A grávida adormecida
Barrigudos
A gravidez não é um sonho. É um sono.
Logo de cara eu passei a ter uns apagões. Sentia uma moleza monstruosa vinda do nada e em segundos eu já estava dormindo.
O “em segundos” não é exagero. Estávamos vendo tevê e, enquanto eu ia pegar alguma coisa na geladeira, ela apagava. E não era um cochilo. Ela praticamente entrava em coma.
Isso piorou muito nas primeiras semanas da gravidez. Até pensei que fosse por conta do trabalho, porque nesta época coordenava muitos projetos ao mesmo tempo.
Teve um dia em que ela dormiu quase 24 horas. Só acordou para comer alguma coisa e voltou para a cama.
O sono não tinha uma lógica para acontecer.

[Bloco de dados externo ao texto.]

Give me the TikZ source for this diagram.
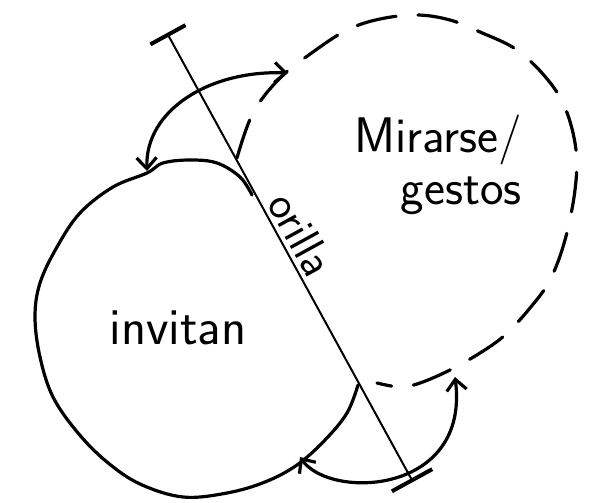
\documentclass[tikz,border=0pt]{standalone}
\usepackage{fontspec}
\usetikzlibrary{arrows.meta}
\begin{document}
\begin{tikzpicture}[x=1pt,y=-1pt,
  ink/.style={line width=3.2pt, line cap=round, line join=round},
  dashink/.style={ink, dash pattern=on 40pt off 22pt},
  conn/.style={ink, {Straight Barb[length=11pt,width=20pt]}-{Straight Barb[length=11pt,width=20pt]}},
  txt/.style={font=\sffamily\fontsize{50}{52}\selectfont, inner sep=0pt}]
\useasboundingbox (0,0) rectangle (598,503);

% solid region (invitan)
\draw[ink] plot[smooth, tension=0.6] coordinates {(252,195) (240,177) (217,163) (190,160) (163,163) (147,173) (113,187) (80,213) (57,247) (40,283) (35,317) (40,357) (53,397) (78,433) (107,462) (140,484) (183,497) (227,493) (265,482) (297,465) (325,440) (347,413) (358,385)};

% dashed region (Mirarse/gestos)
\draw[dashink] plot[smooth, tension=0.6] coordinates {(237,158) (253,113) (280,78) (313,52) (347,30) (380,19) (417,15) (450,20) (480,32) (517,50) (548,80) (566,110) (576,150) (575,190) (565,240) (550,280) (530,308) (505,335) (480,353) (450,370) (420,383) (400,387) (377,383)};

% shore line
\coordinate (ltop) at (167,33);
\coordinate (lbot) at (413,482);
\draw[line width=2pt, {Bar[width=40pt,line width=4pt]}-{Bar[width=46pt,line width=4pt]}] (ltop) -- node[pos=0.47, above=4pt, sloped, txt, font=\sffamily\fontsize{46}{48}\selectfont] (orilla) {orilla} (lbot);

% texts
\node[txt, font=\sffamily\fontsize{52}{54}\selectfont] (invitan) at (178,328) {invitan};
\node[txt, align=right, anchor=east] (mirarse) at (522,165) {Mirarse/\\gestos};

% connectors
\coordinate (tA) at (147,171);
\coordinate (tB) at (288,73);
\draw[conn] (tA) .. controls (145,110) and (210,70) .. (tB);
\coordinate (bA) at (300,457);
\coordinate (bB) at (455,377);
\draw[conn] (bA) .. controls (330,500) and (470,495) .. (bB);
\end{tikzpicture}
\end{document}
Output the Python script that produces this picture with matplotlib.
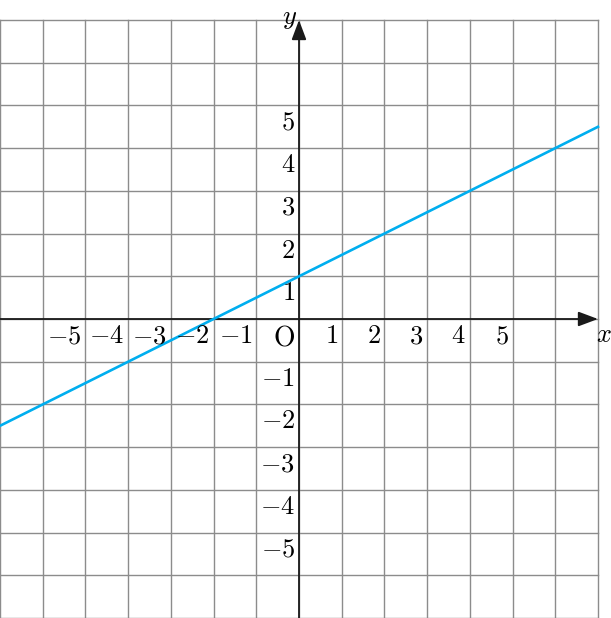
import matplotlib.pyplot as plt
import numpy as np

plt.rcParams['mathtext.fontset'] = 'cm'

# data
slope = 0.5
intercept = 1.0
x_ticks = [-5, -4, -3, -2, -1, 1, 2, 3, 4, 5]
y_ticks = [-5, -4, -3, -2, -1, 1, 2, 3, 4, 5]
grid_vals = np.arange(-7, 8)

W, H = 611, 618
s = 42.71  # pixels per unit
ox, oy = 299, 319

fig = plt.figure(figsize=(W / 100, H / 100), dpi=100)
ax = fig.add_axes([0, 0, 1, 1])
ax.set_xlim(-ox / s, (W - ox) / s)
ax.set_ylim(-(H - oy) / s, oy / s)
ax.axis('off')

# grid
for g in grid_vals:
    ax.plot([g, g], [-7, 7], color='#8c8c8c', lw=1.0, zorder=1)
    ax.plot([-7, 7], [g, g], color='#8c8c8c', lw=1.0, zorder=1)

# axes with arrows
arrow = dict(arrowstyle='-|>,head_length=0.8,head_width=0.3',
             color='#1a1a1a', lw=1.3, mutation_scale=15, shrinkA=0, shrinkB=0)
ax.annotate('', xy=(7.0, 0), xytext=(-7, 0), arrowprops=arrow, zorder=3)
ax.annotate('', xy=(0, 7.0), xytext=(0, -7), arrowprops=arrow, zorder=3)

# line
xs = np.array([-7.0, 7.0])
ax.plot(xs, slope * xs + intercept, color='#00aeef', lw=1.9, zorder=4)

fs = 19
dx = 4 / s
dy = 4 / s
for v in x_ticks:
    lab = r'$%d$' % v if v > 0 else r'$-%d$' % abs(v)
    ax.text(v - dx, -dy, lab, ha='right', va='top', fontsize=fs, zorder=5)
for v in y_ticks:
    lab = r'$%d$' % v if v > 0 else r'$-%d$' % abs(v)
    ax.text(-dx, v - dy, lab, ha='right', va='top', fontsize=fs, zorder=5)
ax.text(-dx, -dy, r'$\mathrm{O}$', ha='right', va='top', fontsize=fs + 1, zorder=5)

ax.text(6.95, -0.08, r'$x$', ha='left', va='top', fontsize=fs)
ax.text(-0.05, 7.05, r'$y$', ha='right', va='center', fontsize=fs)

fig.savefig('out.png', dpi=100)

Era antes do almoço, no meio da tarde, durante uma ligação telefônica muito chata. Cheguei até a dormir na mesa de trabalho.
Isso não foi o pior. Conta o caso do estacionamento.
Essa é boa! Um dia fui ao supermercado de carro e voltei cheia de compras. No caminho de volta, senti aquele sono monstro chegar. Me concentrei muito para dirigir até em casa. Quando entrei no estacionamento do prédio e parei o carro na vaga, não tinha forças para levar todas aquelas sacolas até o apartamento.
E eu não estava em casa.
O banco do carro estava tão confortável que decidi descansar por ali um pouco.
Mas o pouco virou muito.
Só fui acordar uma hora depois com batidas no vidro do carro. E escutei: “Ela tá morta, mãe?”. Era uma vizinha com seus dois filhos pequenos. Abaixei o vidro e expliquei que estava grávida. Então ela entendeu tudo. No final, todos me ajudaram a levar as sacolas até o apartamento. E a menina, feliz, saiu dizendo “A gente salvou a vida dela, né, mãe?”
Dormir sentada, no carro, na cadeira ou no sofá laranja da sala, passou a ser um clichê. Mas nem é o mais divertido. O estranho mesmo são as posições de contorcionista. Até tirei umas fotos.
Que nós não vamos publicar aqui!
Como ela dorme de repente, se ajeita como dá. Vai um pé para cada lado, o tronco faz umas curvas se desviando do que está por perto, os braços parecem moles como os de marionetes e a cabeça vai para onde manda a gravidade. Isso sem falar nas roupas. Ela dorme como está. De bota? Claro. Com casaco de chuva? Por que não. Tudo é pijama.
E tudo é cama.
Uma das minhas missões mais difíceis é levá-la para a cama. No bom sentido (se bem que todos são bons). O que eu quero dizer é que fazê-la sair de onde está para dormir no quarto é um trabalho de Hércules. Não que eu a carregue, que não sou tão forte. É que tenho que convencê-la, dizendo que o quarto é melhor para dormir, que está só há doze passos, que até já tirei o lençol.
No fundo, este sono de gravidez é tão gostoso que não importa muito onde eu esteja dormindo. Só quero continuar ali.
Algumas vezes eu me dei por derrotado e deixei-a no sofá. Quem sou eu para enfrentar aquele gigante laranja?
Acabei descobrindo que parte deste sono era por conta da pressão, que baixava muito. Aí a dica da minha médica foi ótima: meias de compressão. Por conta disso parei de dormir no horário de trabalho. Mas não nos outros.
Depois de ver todo este sono da Rita, fiquei pensando: Será que a Bela Adormecida estava grávida?